Book launch - Producing Mayaland
Join Claudia Fonseca Alfaro for a conversation with Lindsay Sawyer (University of Sheffield), Jonathan Silver (University of Sheffield) and Simone Vegliò (Malmö University) to discuss her new book. There will be an opportunity for an open discussion and debate followed by a drinks reception. This is a hybrid event organized by the Urban Institute, The University of Sheffield. Please register to attend in person or online.
About the book:
Challenging the ways we understand urbanization in the global South, Producing Mayaland examines the boom-to-bust story of maquiladoras in Yucatán—the south of Mexico—to reveal the political, colonial, and racial dynamics at play.
About the participants:
Claudia Fonseca Alfaro is a postcolonial and feminist urban scholar who is interested in studying the way urbanization unfolds and how global capitalism actually happens on the ground in the inconspicuous places of the global South. Her research interests include global commodity chains, comparative urbanism, and the nexus between infrastructure and racial capitalism.

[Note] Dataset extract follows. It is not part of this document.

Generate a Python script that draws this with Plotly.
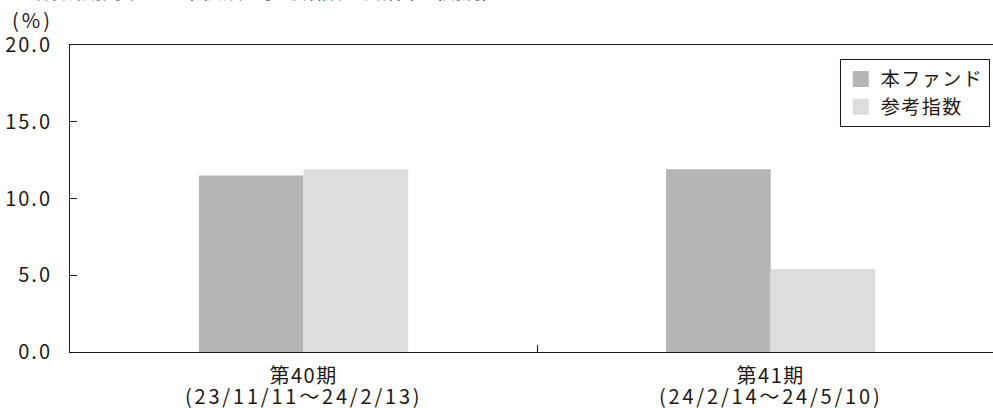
import plotly.graph_objects as go

periods = ["第40期", "第41期"]
period_ranges = ["(23/11/11～24/2/13)", "(24/2/14～24/5/10)"]
fund_values = [11.5, 11.9]
index_values = [11.9, 5.4]
series_names = ["本ファンド", "参考指数"]
y_ticks = [0, 5, 10, 15, 20]
y_tick_labels = ["0.0", "5.0", "10.0", "15.0", "20.0"]

FONT = "Noto Sans CJK JP"
FS = 20
C1 = "#b4b5b5"
C2 = "#dcdddd"
AX = "#231815"


def spaced(t, px):
    return f'<span style="letter-spacing:{px}px">{t}</span>'


def fnt(size=FS):
    return dict(family=FONT, size=size, color=AX)


fig = go.Figure()
fig.add_trace(go.Bar(x=periods, y=fund_values, marker=dict(color=C1, line=dict(width=0)),
                     showlegend=False, name=series_names[0]))
fig.add_trace(go.Bar(x=periods, y=index_values, marker=dict(color=C2, line=dict(width=0)),
                     showlegend=False, name=series_names[1]))
for nm, col in zip(series_names, [C1, C2]):
    fig.add_trace(go.Scatter(x=[None], y=[None], mode="markers", name=spaced(nm, 1.5),
                             marker=dict(symbol="square", size=16, color=col, line=dict(width=0))))

annotations = [
    dict(text=spaced("(%)", 3), xref="paper", yref="paper", x=-0.041, y=1.083, xanchor="center",
         yanchor="middle", showarrow=False, font=fnt()),
    dict(text="■当作成期間中の基準価額と参考指数の騰落率（期別）", xref="paper", yref="paper",
         x=-0.0758, y=1.124, xanchor="left", yanchor="bottom", showarrow=False,
         font=fnt()),
]
for p, r in zip(periods, period_ranges):
    annotations.append(dict(text=spaced(r, 2.8), x=p, xref="x", yref="paper", y=-0.142,
                            xanchor="center", yanchor="middle", showarrow=False,
                            font=fnt()))

fig.update_layout(
    width=993, height=408,
    margin=dict(l=70, r=0, t=45, b=56),
    paper_bgcolor="white", plot_bgcolor="white",
    font=fnt(),
    barmode="group", bargap=0.552, bargroupgap=0,
    showlegend=True,
    legend=dict(x=0.9965, xanchor="right", y=0.954, yanchor="top",
                bordercolor=AX, borderwidth=1, bgcolor="white",
                font=fnt(19),
                itemwidth=30, tracegroupgap=0),
    xaxis=dict(type="category", range=[-0.5, 1.476], showline=True, linecolor=AX, linewidth=1,
               mirror=True, ticks="inside", ticklen=7, tickcolor=AX, tickson="boundaries",
               tickvals=periods, ticktext=[spaced(p, 1.5) for p in periods],
               ticklabelstandoff=6,
               showgrid=False, tickfont=fnt()),
    yaxis=dict(range=[0, 20], tickvals=y_ticks, ticktext=[spaced(t, 2.0) for t in y_tick_labels],
               showline=True,
               linecolor=AX, linewidth=1, ticks="inside", ticklen=7, tickcolor=AX,
               ticklabelstandoff=13,
               showgrid=False, zeroline=False, tickfont=fnt()),
    annotations=annotations,
)

fig.write_html("out.html")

Lindsay Sawyer is a scholar whose research is concerned with confronting urban theory, especially related to informality, with the grounded realities of African urbanism. Her work looks to build new theories and concepts from grounded research, and exploring comparative methods as a way to do this.
Jonathan Silver is an urban geographer who is interested in the uneven ways in which infrastructure has come to be planned, operationalized and experienced. His expertise includes a range of cities across global Norths and Souths. He has generated a postcolonial mode of theorizing paying attention to the ways in which finance, urban politics, everyday interactions and visions of futurity come to shape the infrastructural terrain.
Simone Vegliò is a scholar whose research sits at the intersection between Urban Geography and Political Geography. After working on urban transformations in Latin America from a historical perspective, his current research explores the socio-spatial and (geo)political impacts of neo-extractive and logistical infrastructure in South America's River Plate basin.